El uso aleatorio de textos preexistentes puso entonces en entredicho la sacrosanta identidad del todopoderoso autor, suspendiendo el ideario de originalidad e intercambiando su estatuto por el de médium de otras voces adheridas a la suya, un proceso cuya principal recompensa tenía que ver con la centelleante aparición de la escritura en sí misma, una percepción material de la creación sostenida por una buscada despersonalización.
De esta manera, sea ante las costuras hinchadas, como recién operadas, de su primer cine, donde documento y sueño se arremolinan en crudas dialécticas, sea ante la sutura invisibilizada de su práctica en los géneros de Hollywood, en Van Sant se ha tratado del oficio del reciclaje afectivo, una suerte de scrapbooking, la delicada confección de libros de recortes; en definitiva, del particularísimo adorno personal que embellece, asume y resignifica materiales que lo interpelaron a lo largo de su vida.
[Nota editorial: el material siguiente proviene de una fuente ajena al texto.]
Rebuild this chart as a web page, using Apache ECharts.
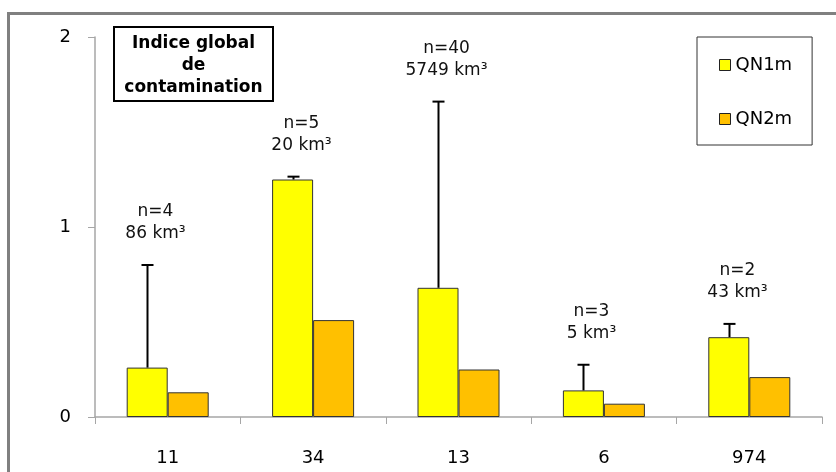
<!DOCTYPE html>
<html>
<head>
<meta charset="utf-8">
<script src="https://cdn.jsdelivr.net/npm/echarts@6/dist/echarts.min.js"></script>
<style>
html,body{margin:0;padding:0;background:#fff;}
#chart{width:836px;height:472px;}
</style>
</head>
<body>
<div id="chart"></div>
<script>
// ---- data ----
const categories = ['11', '34', '13', '6', '974'];
const qn1m = [0.26, 1.25, 0.68, 0.14, 0.42];
const qn2m = [0.13, 0.51, 0.25, 0.07, 0.21];
const qn1mErrPlus = [0.54, 0.015, 0.98, 0.135, 0.07];
const sampleN = [4, 5, 40, 3, 2];
const volumesKm3 = [86, 20, 5749, 5, 43];
const yTicks = [0, 1, 2];
const titleLines = ['Indice global', 'de', 'contamination'];

const FONT = '"DejaVu Sans", Verdana, sans-serif';
const BAR_W = 41;

const errData = categories.map((c, i) => [i, qn1m[i] + qn1mErrPlus[i], qn1m[i], sampleN[i], volumesKm3[i]]);

const chart = echarts.init(document.getElementById('chart'), null, {renderer: 'canvas'});
chart.setOption({
  animation: false,
  backgroundColor: '#ffffff',
  textStyle: {fontFamily: FONT},
  grid: {left: 95, right: 14, top: 37, bottom: 55},
  legend: {
    orient: 'vertical',
    left: 697, top: 37,
    data: ['QN1m', 'QN2m'],
    icon: 'rect',
    itemWidth: 11, itemHeight: 11,
    itemGap: 36,
    padding: [19, 20, 17, 22],
    borderColor: '#333',
    borderWidth: 1,
    textStyle: {fontFamily: FONT, fontSize: 18, color: '#000'},
    itemStyle: {borderColor: '#222', borderWidth: 1}
  },
  xAxis: {
    type: 'category',
    data: categories,
    axisLine: {lineStyle: {color: '#a6a6a6', width: 1.5}},
    axisTick: {show: true, length: 7, lineStyle: {color: '#a6a6a6'}},
    axisLabel: {color: '#000', fontSize: 18, fontFamily: FONT, margin: 32}
  },
  yAxis: {
    type: 'value',
    min: 0, max: 2, interval: 1,
    splitLine: {show: false},
    axisLine: {show: true, lineStyle: {color: '#a6a6a6', width: 1.5}},
    axisTick: {show: true, length: 7, lineStyle: {color: '#a6a6a6'}},
    axisLabel: {
      color: '#000', fontSize: 18, fontFamily: FONT, margin: 24,
      formatter: v => (yTicks.indexOf(v) >= 0 ? String(v) : '')
    }
  },
  series: [
    {
      name: 'QN1m', type: 'bar', data: qn1m, barWidth: BAR_W, barGap: '0%',
      itemStyle: {color: '#FFFF00', borderColor: '#333', borderWidth: 1}
    },
    {
      name: 'QN2m', type: 'bar', data: qn2m, barWidth: BAR_W, barGap: '0%',
      itemStyle: {color: '#FFC000', borderColor: '#333', borderWidth: 1}
    },
    {
      name: 'err', type: 'custom', data: errData, z: 5,
      renderItem: function (params, api) {
        const top = api.coord([api.value(0), api.value(1)]);
        const base = api.coord([api.value(0), api.value(2)]);
        const x = Math.round(top[0] - BAR_W / 2) + 0.5;
        const n = api.value(3), vol = api.value(4);
        return {
          type: 'group',
          children: [
            {type: 'line', shape: {x1: x, y1: base[1], x2: x, y2: top[1]}, style: {stroke: '#000', lineWidth: 2}},
            {type: 'line', shape: {x1: x - 6, y1: top[1], x2: x + 6, y2: top[1]}, style: {stroke: '#000', lineWidth: 2}},
            {type: 'text', style: {
              text: 'n=' + n + '\n' + vol + ' km³',
              x: x + 8, y: top[1] - 20,
              align: 'center', verticalAlign: 'bottom',
              fontFamily: FONT, fontSize: 17, lineHeight: 22, fill: '#111'
            }}
          ]
        };
      }
    }
  ],
  graphic: [
    {type: 'rect', shape: {x: 8.5, y: 13.5, width: 900, height: 600}, style: {fill: null, stroke: '#808080', lineWidth: 3}, silent: true},
    {type: 'rect', shape: {x: 114, y: 27, width: 159, height: 74}, style: {fill: '#fff', stroke: '#000', lineWidth: 2}},
    {type: 'text', x: 193.5, y: 66, z: 100, style: {
      text: titleLines.join('\n'), align: 'center', verticalAlign: 'middle',
      fontFamily: FONT, fontWeight: 'bold', fontSize: 17, lineHeight: 22, fill: '#000'
    }}
  ]
});
</script>
</body>
</html>
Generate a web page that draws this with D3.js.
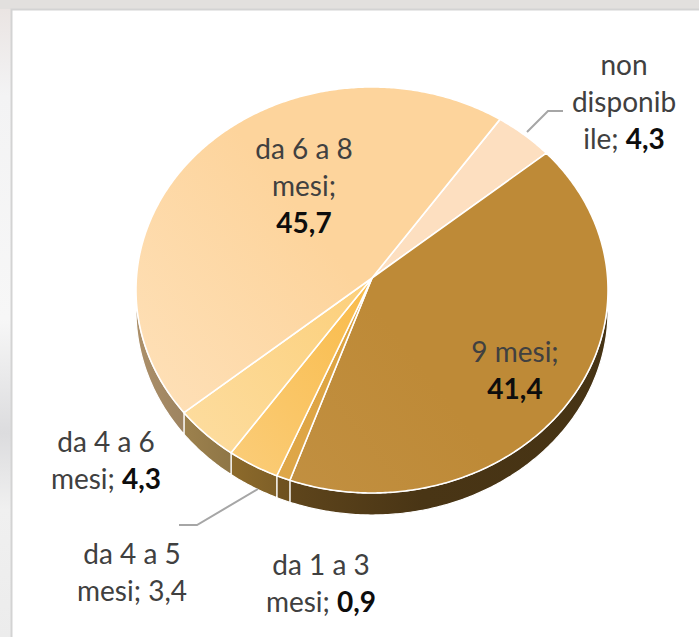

Su remake de Hitchcock, aquel Psycho (1998) que pocos entendieron en su día, explicitaría la culminación de este tipo de re-sometimientos: doble pop, espectro aplastado donde la diferencia, cuando llega, amplifica su intensidad.
Gerry (2002)
Hasta en aquel cine que alumbró su mayor resurrección para la cinefilia militante –aquellas Gerry, Elephant y Last Days que citábamos arriba, luego seguida por Paranoid Park (2007)– Van Sant demostró la sustancial impureza que constituye su obra, la apertura desprejuiciada de sus intereses: un espíritu de contradicción y franqueza que lo aureola singularmente, separándolo de sus camaradas mientras le insufla incertidumbre a cada uno de sus pasos.
Así, si en este camino hacia la generalización –caída en la temporalidad densa y en el vacío del silencio– se dejó llevar por las enseñanzas de cineastas objetivamente más maduros (los estilizados ritornelos del agotamiento: la cronometría de Béla Tarr, afilada por la geometría de Chantal Akerman o Alan Clarke), también lo hizo por los consejos de Matt Damon o Casey Affleck, o por las dudosas experiencias de revitalización neorrealista de Dogma’95 en general y de Thomas Vinterberg (Celebración) en particular. En Gerry, rompeolas de estas influencias que concitan en taracea lo alto y lo bajo, Van Sant escenificó ese pliegue que le permite seguir manteniéndose cual funambulista en un indeterminado afuera: regocijo de lo desértico-lunar, abstracción de todo espacio según Blanchot, donde nace la posibilidad de inventar las reglas de un juego nuevo a partir de la tirada de dados usados.